CHEW-BOSE: And the design. There’s pockets and washes of red and yellow in nearly every scene.

RAMSAY: Well yeah, I had said to [Judy Becker], “Pop art.” Like almost phony. But I also wanted it to feel more muted in the present tense, because she feels completely like a zombie. And I wanted the suburban home to have a slight glean to it, to be phony, like the performance of the family. None of them are being true. The younger times, she’s happier and more vibrant. She has a cool, funky flat. It was tough with no budget.

CHEW-BOSE: Tilda mentioned that the average scene was only two takes. Is that typical for you?

RAMSAY: Working with cool people helps when working with few shots. You trust yourself and them. Funnily enough, talking about Tilda, she worked with quite an art-house director called Derek Jarman and he came to film school when I was there.
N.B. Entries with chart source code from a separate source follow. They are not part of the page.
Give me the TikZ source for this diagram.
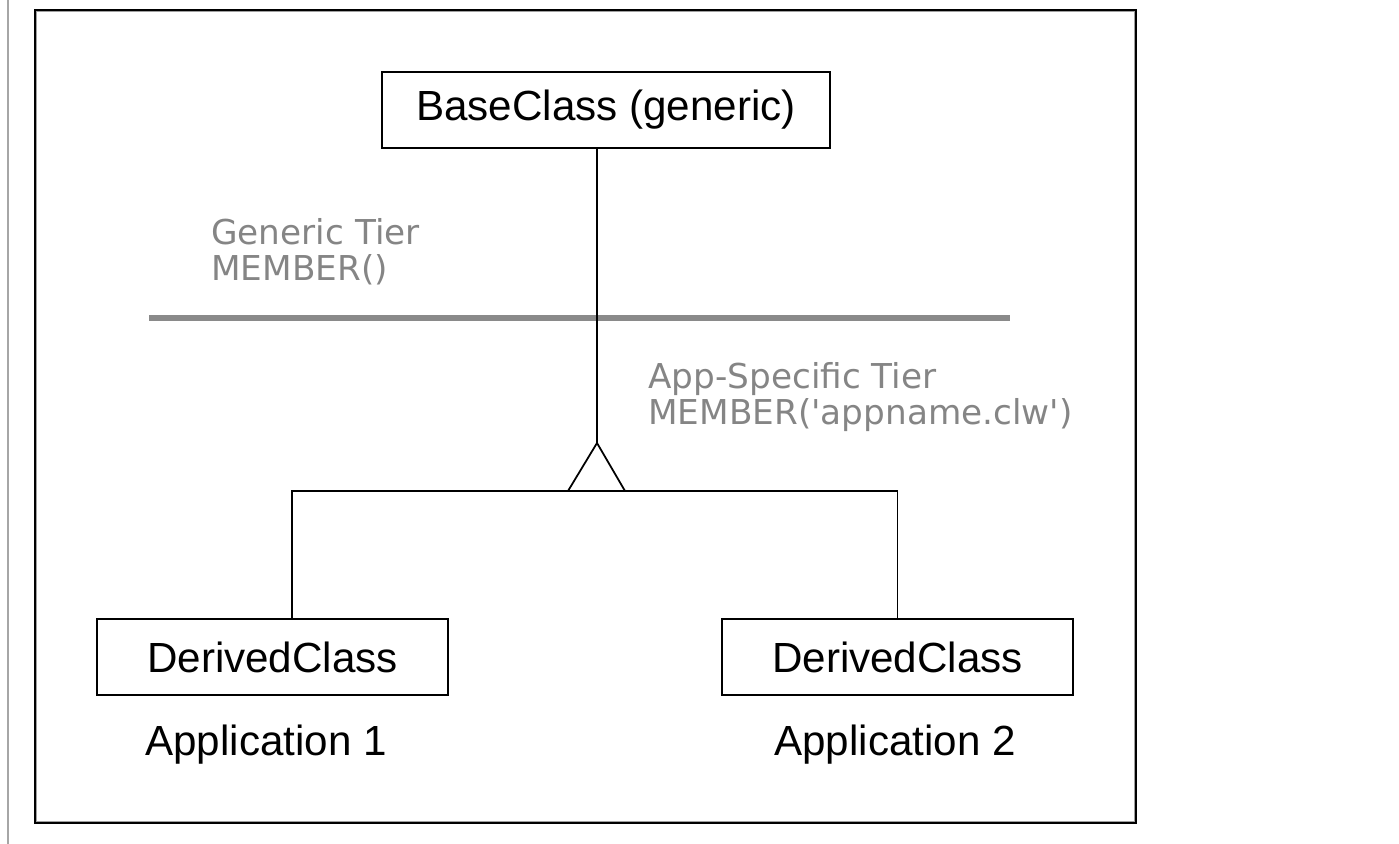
\documentclass[tikz,border=0pt]{standalone}
\usepackage{fontspec}
\setmainfont{Liberation Sans}
\newfontfamily\tierfont{DejaVu Sans}
\definecolor{tiergray}{HTML}{858585}
\definecolor{bargray}{HTML}{8A8A8A}
\begin{document}
\begin{tikzpicture}[x=0.02cm,y=-0.02cm,
    classbox/.style={draw, line width=1.1pt, inner sep=0pt, minimum height=1.52cm,
      font=\fontsize{24}{28}\selectfont},
    applabel/.style={anchor=base, font=\fontsize{24}{28}\selectfont},
    tierlabel/.style={text=tiergray, font=\tierfont\fontsize{19.5}{20.5}\selectfont,
      align=left, anchor=north west, inner sep=0pt},
    link/.style={line width=1pt}]

  \useasboundingbox (0,0) rectangle (1399,844);

  % page edge and frame
  \draw[gray!70, line width=1.2pt] (8,0) -- (8,844);
  \draw[line width=1.2pt] (35,10) rectangle (1136,823);
  \draw[gray!75, line width=0.6pt] (36.6,11.6) rectangle (1134.4,821.4);

  % classes
  \node[classbox, minimum width=8.96cm] (base) at (606,110) {BaseClass (generic)};
  \node[classbox, minimum width=7.02cm] (derived1) at (272.5,657) {DerivedClass};
  \node[classbox, minimum width=7.02cm] (derived2) at (897.5,657) {DerivedClass};
  \node[applabel] (app1) at (266,755) {Application 1};
  \node[applabel] (app2) at (895,755) {Application 2};

  % tiers
  \node[tierlabel] (generic) at (211,218) {Generic Tier\\MEMBER()};
  \node[tierlabel] (specific) at (648,362)
    {App-Specific Tier\\MEMBER(\textquotesingle appname.clw\textquotesingle)};
  \coordinate (tierL) at (149,318);
  \coordinate (tierR) at (1010,318);
  \draw[bargray, line width=3.4pt] (tierL) -- (tierR);

  % inheritance
  \coordinate (apex) at (597,443);
  \coordinate (joint) at (597,491);
  \draw[link] (base.south -| apex) -- (apex);
  \draw[link] (apex) -- ++(-29,48) -- ++(57,0) -- cycle;
  \draw[link] ([xshift=0.39cm]derived1.north) |- (joint) -| (derived2.north);

\end{tikzpicture}
\end{document}
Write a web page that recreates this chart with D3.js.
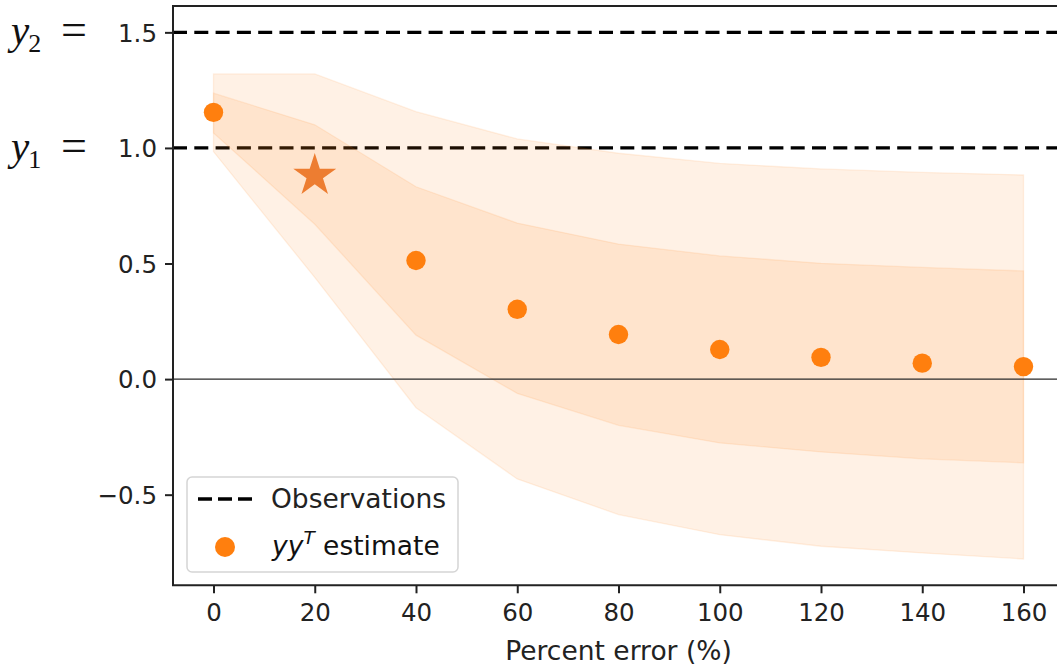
<!DOCTYPE html>
<html>
<head>
<meta charset="utf-8">
<script src="https://cdn.jsdelivr.net/npm/d3@7"></script>
<style>
  html, body { margin: 0; padding: 0; background: #fff; }
  svg { display: block; font-family: "DejaVu Sans", sans-serif; }
</style>
</head>
<body>
<svg id="chart" width="1057" height="666"></svg>
<script>
// percent error on the x axis
const pctError = [0, 20, 40, 60, 80, 100, 120, 140, 160]
// spread of the estimate (outer and inner bands)
const outerHigh = [1.32, 1.32, 1.157, 1.039, 0.977, 0.933, 0.909, 0.894, 0.883]
const outerLow = [0.984, 0.44, -0.124, -0.432, -0.586, -0.673, -0.723, -0.752, -0.778]
const innerHigh = [1.237, 1.10, 0.832, 0.675, 0.584, 0.533, 0.501, 0.483, 0.468]
const innerLow = [1.065, 0.67, 0.19, -0.062, -0.2, -0.276, -0.315, -0.345, -0.362]
// yy^T estimate points
const estX = [0, 40, 60, 80, 100, 120, 140, 160]
const estY = [1.154, 0.513, 0.302, 0.193, 0.128, 0.094, 0.069, 0.054]
// highlighted point
const starX = 20
const starY = 0.88
// observations
const obsValues = [1.0, 1.5]
const obsLabels = ['1', '2']
const xTicks = [0, 20, 40, 60, 80, 100, 120, 140, 160]
const yTicks = [-0.5, 0.0, 0.5, 1.0, 1.5]

const orange = '#ff7f0e'
const svg = d3.select('#chart')

// plot box; right spine sits just outside the picture
const box = {left: 173, right: 1064, top: 6, bottom: 585.3}
const x = d3.scaleLinear().domain([-8, 168]).range([box.left, box.right])
const y = d3.scaleLinear().domain([-0.892, 1.614]).range([box.bottom, box.top])

// observation lines (drawn under the bands)
svg.append('g').selectAll('line')
  .data(obsValues)
  .enter().append('line')
  .attr('x1', box.left).attr('x2', box.right)
  .attr('y1', d => y(d)).attr('y2', d => y(d))
  .attr('stroke', '#000')
  .attr('stroke-width', 3.3)
  .attr('stroke-dasharray', '14,7.3')

// bands
const rows = pctError.map((p, i) => ({p, oh: outerHigh[i], ol: outerLow[i], ih: innerHigh[i], il: innerLow[i]}))
const outerArea = d3.area().x(d => x(d.p)).y0(d => y(d.ol)).y1(d => y(d.oh))
const innerArea = d3.area().x(d => x(d.p)).y0(d => y(d.il)).y1(d => y(d.ih))
;[outerArea, innerArea].forEach(a => {
  svg.append('path')
    .datum(rows)
    .attr('d', a)
    .attr('fill', orange)
    .attr('fill-opacity', 0.11)
    .attr('stroke', orange)
    .attr('stroke-opacity', 0.11)
    .attr('stroke-width', 1.3)
})

// zero line
svg.append('line')
  .attr('x1', box.left).attr('x2', box.right)
  .attr('y1', y(0)).attr('y2', y(0))
  .attr('stroke', '#2a2a2a')
  .attr('stroke-width', 1.4)

// estimate points
svg.append('g').selectAll('circle')
  .data(estX)
  .enter().append('circle')
  .attr('cx', d => x(d))
  .attr('cy', (d, i) => y(estY[i]))
  .attr('r', 9.7)
  .attr('fill', orange)

// star
svg.append('path')
  .attr('d', d3.symbol().type(d3.symbolStar).size(573)())
  .attr('transform', `translate(${x(starX)},${y(starY)})`)
  .attr('fill', '#ed7d31')

// axes
const xAxis = d3.axisBottom(x).tickValues(xTicks).tickSize(8).tickPadding(10).tickFormat(d3.format('d'))
const yAxis = d3.axisLeft(y).tickValues(yTicks).tickSize(8).tickPadding(8)
  .tickFormat(d => (d < 0 ? '\u2212' : '') + Math.abs(d).toFixed(1))

const gx = svg.append('g').attr('transform', `translate(0,${box.bottom})`).call(xAxis)
const gy = svg.append('g').attr('transform', `translate(${box.left},0)`).call(yAxis)
;[gx, gy].forEach(g => {
  g.select('.domain').remove()
  g.selectAll('line').attr('stroke', '#222').attr('stroke-width', 2)
  g.selectAll('text').attr('fill', '#222').style('font-size', '24.5px').style('font-family', '"DejaVu Sans", sans-serif')
})
gy.selectAll('text').attr('dy', '0.36em')

// spines
svg.append('path')
  .attr('d', `M${box.right},${box.top}H${box.left}V${box.bottom}H${box.right}`)
  .attr('fill', 'none')
  .attr('stroke', '#222')
  .attr('stroke-width', 2)

// x label
svg.append('text')
  .attr('x', (box.left + box.right) / 2)
  .attr('y', 660)
  .attr('text-anchor', 'middle')
  .style('font-size', '26.5px')
  .attr('fill', '#222')
  .text('Percent error (%)')

// y1 / y2 labels on the left
const obsLab = svg.append('g').selectAll('text')
  .data(obsValues)
  .enter().append('text')
  .attr('x', 11)
  .attr('y', d => y(d) + 12)
  .style('font-family', '"Liberation Serif", serif')
  .style('font-size', '41px')
  .attr('fill', '#111')
obsLab.append('tspan').style('font-style', 'italic').text('y')
obsLab.append('tspan').attr('dx', -1).attr('dy', 8).style('font-size', '26px').text((d, i) => obsLabels[i])
obsLab.append('tspan').attr('dy', -7).attr('x', 61).style('font-size', '46px').text('=')

// legend
const lg = svg.append('g')
lg.append('rect')
  .attr('x', 187).attr('y', 477).attr('width', 271).attr('height', 95)
  .attr('rx', 5)
  .attr('fill', '#fff').attr('fill-opacity', 0.8)
  .attr('stroke', '#d5d5d5').attr('stroke-width', 1.5)
lg.append('line')
  .attr('x1', 198).attr('x2', 252).attr('y1', 499).attr('y2', 499)
  .attr('stroke', '#000').attr('stroke-width', 3.3)
  .attr('stroke-dasharray', '14,6')
lg.append('text')
  .attr('x', 271).attr('y', 508)
  .style('font-size', '26.5px').attr('fill', '#222')
  .text('Observations')
lg.append('circle')
  .attr('cx', 225).attr('cy', 547).attr('r', 10).attr('fill', orange)
const t2 = lg.append('text')
  .attr('x', 272).attr('y', 555)
  .style('font-size', '26.5px').attr('fill', '#111')
t2.append('tspan').style('font-style', 'italic').text('yy')
t2.append('tspan').attr('dy', -11).style('font-size', '18.5px').style('font-style', 'italic').text('T')
t2.append('tspan').attr('dy', 11).text(' estimate')
</script>
</body>
</html>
He was so warm and so generous and he said something like—and it really got to me—”You know, life’s too short. I only work with my friends, my band of brothers.” And I guess I just work with brilliant people. And Seamus loved the script because it was very visual. And the sounds too; all the sprinklers were written in.

CHEW-BOSE: Jonny Greenwood’s score creeps. It’s great. Even the everyday sounds, like jam being spread on toast. It added this sinister sort of sensitivity to scenes, especially those with Kevin.

RAMSAY: With something non-linear, you use a sound and it’s subconscious, and people don’t notice, but they’re thrown back into a scene. It was really forensic.

CHEW-BOSE: Describe working with Ezra.

RAMSAY: He’s a wonderful kid. He is incredibly intelligent. He’s intimidating, he’s got a challenging thing about him—he’s read every book! You just mention something, and I’m really well read, and my husband even more so, and he was like, “Oh my god, this kid’s not 18.”

CHEW-BOSE: The idea that a mother can struggle to love her son is totally taboo and unwelcome to some. And while your film is dark, it portrays bleakness with a bitter sense of comedy and compassion for this mother and son. Nothing is too obvious.

RAMSAY: I think it’s my Glasgow sense of humor. We’re so twisted out there, ’cause it’s a dark country, but we’re funny. I think [Kevin] is really funny in places, I mean Lionel was very dark in parts, but life is full of many aspects. I think people who want to go “Oh it’s so this or so that… or what’s the answer to…” it’s bullshit. I can’t give you the easy answer—if you want that, go see another movie. See something with a voiceover and tells you what to think and has a redemption song at the end.

CHEW-BOSE: But there is redemption in some ways…

RAMSAY: Yeah, it’s like some perverse love story. To me life is very complex. But there’s always humor.

WE NEED TO TALK ABOUT KEVIN IS OUT IN NEW YORK TODAY AND WILL EXPAND NATIONALLY IN THE COMING WEEKS.